In a few instances, airport prices were moderately higher than comparable locations in the community. Sometimes, though, the airport rate was actually cheaper.
Wyatt said he brought street pricing to Salt Lake City because he saw it work at Oregon’s Portland International Airport, which he previously oversaw as the Port of Portland’s executive director.
That success, he said, stemmed from travelers — especially locals — getting used to the idea that they could dine at the airport or pick up headphones for a price similar to a shop downtown.
Vendors are largely compliant
Each store at Salt Lake City International has a comparable location or multiple spots outside the airport that officials use to reference pricing. If a vendor wants to boost prices, it must notify the concessions team and show that prices also went up at the street location.
Rocio Gould, an Idaho resident who was passing through the airport last week, praised the policy.
“It’s good for everybody, right?” she said. “We shouldn’t pay more money than outside. I know I always pay a lot of money for water, especially, and I don’t like that.”
Good news for Gould: Only a handful of items The Tribune reviewed June 23 was more pricey at the airport than at the locations officials use to compare costs.
That 16-ounce hot coffee at Beans & Brews Coffee House? It’s $2.65 whether you buy it on concourse A or across from Liberty Park.
A $1.99 pack of Extra gum from Hudson’s Land Speed Depot? Away from the airport, it’s $1.99 at a Speedway, too.
Craving a bacon and egg waffle from Bruges Belgian Bistro? That’ll be $9 regardless of whether you choose to dig in while waiting for a flight or after taking a stroll through Pioneer Park.

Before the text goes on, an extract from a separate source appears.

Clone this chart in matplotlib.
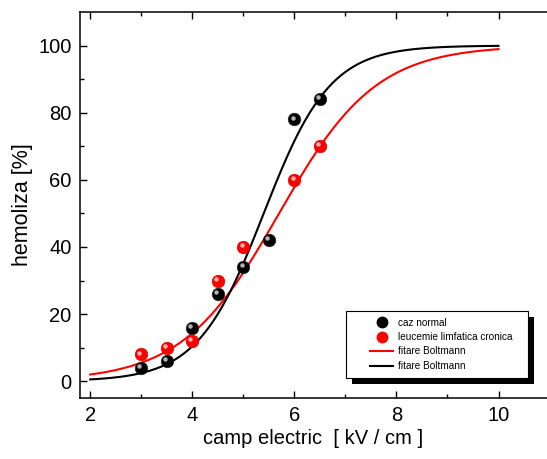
import numpy as np
import matplotlib
matplotlib.use("Agg")
import matplotlib.pyplot as plt
from matplotlib.transforms import offset_copy, IdentityTransform
from matplotlib.patches import Rectangle
from matplotlib.lines import Line2D

plt.rcParams['font.family'] = ['Liberation Sans', 'DejaVu Sans']

# data
x_normal = [3.0, 3.5, 4.0, 4.5, 5.0, 5.5, 6.0, 6.5]
y_normal = [4, 6, 16, 26, 34, 42, 78, 84]
x_leuc = [3.0, 3.5, 4.0, 4.5, 5.0, 6.0, 6.5]
y_leuc = [8, 10, 12, 30, 40, 60, 70]

# Boltzmann fit parameters (A1, A2, x0, dx)
fit_normal = (0.0, 100.0, 5.4, 0.65)
fit_leuc = (0.0, 100.0, 5.7, 0.95)
fit_range = (2.0, 10.0)


def boltzmann(x, a1, a2, x0, dx):
    return a2 + (a1 - a2) / (1 + np.exp((x - x0) / dx))


fig = plt.figure(figsize=(5.47, 4.59), dpi=100)
ax = fig.add_axes([80 / 547, 61 / 459, 1 - 80 / 547, 386 / 459])

xf = np.linspace(fit_range[0], fit_range[1], 400)
ax.plot(xf, boltzmann(xf, *fit_leuc), color='#ff0000', lw=1.5, zorder=2)
ax.plot(xf, boltzmann(xf, *fit_normal), color='black', lw=1.5, zorder=2)

hl = offset_copy(ax.transData, fig=fig, x=-1.3, y=1.3, units='points')
ax.plot(x_normal, y_normal, 'o', color='black', ms=9, mec='#222222', mew=0.5, zorder=3)
ax.plot(x_normal, y_normal, 'o', color='#c8c8c8', ms=3.2, mew=0, alpha=0.9,
        transform=hl, zorder=4)
ax.plot(x_leuc, y_leuc, 'o', color='#ff0000', ms=9, mec='#dd0000', mew=0.5, zorder=3)
ax.plot(x_leuc, y_leuc, 'o', color='#ffc8c8', ms=3.2, mew=0, alpha=0.9,
        transform=hl, zorder=4)

ax.set_xlim(1.8, 10.95)
ax.set_ylim(-5, 110)
ax.set_xticks([2, 4, 6, 8, 10])
ax.set_xticks([3, 5, 7, 9], minor=True)
ax.set_yticks([0, 20, 40, 60, 80, 100])
ax.set_yticks([10, 30, 50, 70, 90], minor=True)
ax.spines['right'].set_visible(False)
for s in ['left', 'bottom', 'top']:
    ax.spines[s].set_linewidth(1.1)
ax.tick_params(axis='both', which='both', direction='in', labelsize=14.5, width=1.0)
ax.tick_params(which='major', length=5)
ax.tick_params(which='minor', length=3)
ax.tick_params(axis='x', which='both', top=True)
ax.xaxis.set_tick_params(which='major', pad=6)
ax.yaxis.set_tick_params(which='major', pad=6)

ax.set_xlabel('camp electric  [ kV / cm ]', fontsize=14.5, labelpad=3)
ax.set_ylabel('hemoliza [%]', fontsize=15.5, labelpad=4)

handles = [
    Line2D([], [], ls='none', marker='o', color='black', ms=7.5),
    Line2D([], [], ls='none', marker='o', color='#ff0000', ms=7.5),
    Line2D([], [], color='#ff0000', lw=1.5),
    Line2D([], [], color='black', lw=1.5),
]
labels = ['caz normal', 'leucemie limfatica cronica', 'fitare Boltmann', 'fitare Boltmann']
# legend content placed without its own frame; frame + shadow drawn around it
leg = ax.legend(handles, labels, loc='lower left',
                bbox_to_anchor=(370 / 547, 88 / 459), bbox_transform=fig.transFigure,
                fontsize=7.2, frameon=False, borderpad=0.0, labelspacing=0.45,
                handlelength=2.3, handletextpad=0.5, borderaxespad=0)
leg.set_zorder(7)

fig.canvas.draw()
bb = leg.get_window_extent()
fx0, fx1 = bb.x0 - 24, bb.x1 + 15
fy0, fy1 = bb.y0 - 7, bb.y1 + 7
shadow = Rectangle((fx0 + 6, fy0 - 6), fx1 - fx0, fy1 - fy0,
                   transform=IdentityTransform(),
                   facecolor='black', edgecolor='none', zorder=5, clip_on=False)
frame = Rectangle((fx0, fy0), fx1 - fx0, fy1 - fy0,
                  transform=IdentityTransform(),
                  facecolor='white', edgecolor='black', lw=0.8, zorder=6, clip_on=False)
ax.add_artist(shadow)
ax.add_artist(frame)

fig.savefig('out.png', dpi=100)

The Apple EarPods you forgot at home? They cost $19 to replace whether you buy them at Tech on the Go in the terminal plaza or directly from an Apple store outside the airport.
Those same headphones, however, were listed at $29.99 at The Salt Lake Tribune convenience store. A representative for Hudson, which runs the shop, said the earbuds were mistagged and would have rung up for the same $19 they cost outside the airport.
At Squatters Pub Brewery on concourse A, a 20-ounce beer cost $8, while the restaurant’s downtown location had the same size beer listed for $7.50.
Rick Seven, marketing manager for Salt Lake Brewing Co., which operates Squatters, said the pub was in the middle of revamping its menu and that the downtown location’s drink menu had not been updated yet.
The pricing was different between the two locations for no more than a week and a half, he said, and had been updated by June 27 to set the price of draft beer at $8 in both places.
“You just happened to time it,” he said, “perfectly wrong.”
At the airport’s Market Street Grill, meanwhile, a two-piece order of fish and chips ran $18.99, and the cheapest draft Bud Light on the menu rang up as $6.75. At the restaurant’s downtown location, those same fish and chips cost a dollar less, and a Bud Light was $4.25.
Concourse A’s Jamba sold a small mango-a-go-go for $6.99, while the location on Salt Lake City’s 400 South had the same smoothie for 40 cents less.
A representative of HMSHost, which operates Market Street Grill and Jamba in the airport, said he would have the company’s public relations department call to discuss the higher airport rates. No call came.
How does the airport ensure the policy is followed?
Wyatt, the airport’s executive director, said there isn’t much tolerance for charging more than street pricing — even if it’s a minimal increase.
“You’ve got to be very careful because once you start … looking the other way at somebody who’s 3% higher, then all of a sudden, people will take notice,” he said. “I can tell you these folks all keep an eye on each other. It’s a very competitive space out here, and they don’t want to see someone taking advantage of a situation that isn’t available to them as well.”
Because the airport’s concessions team is small, there is no way to constantly check pricing and enforce the policy. Airport officials instead rely on complaints via social media and through email, feedback from workers who may notice price hikes, and walking the premises themselves to check.
While he’s confident in the level of compliance the airport does see, Brad Wolfe, the airport’s commercial manager, knows items do slip through the cracks at times.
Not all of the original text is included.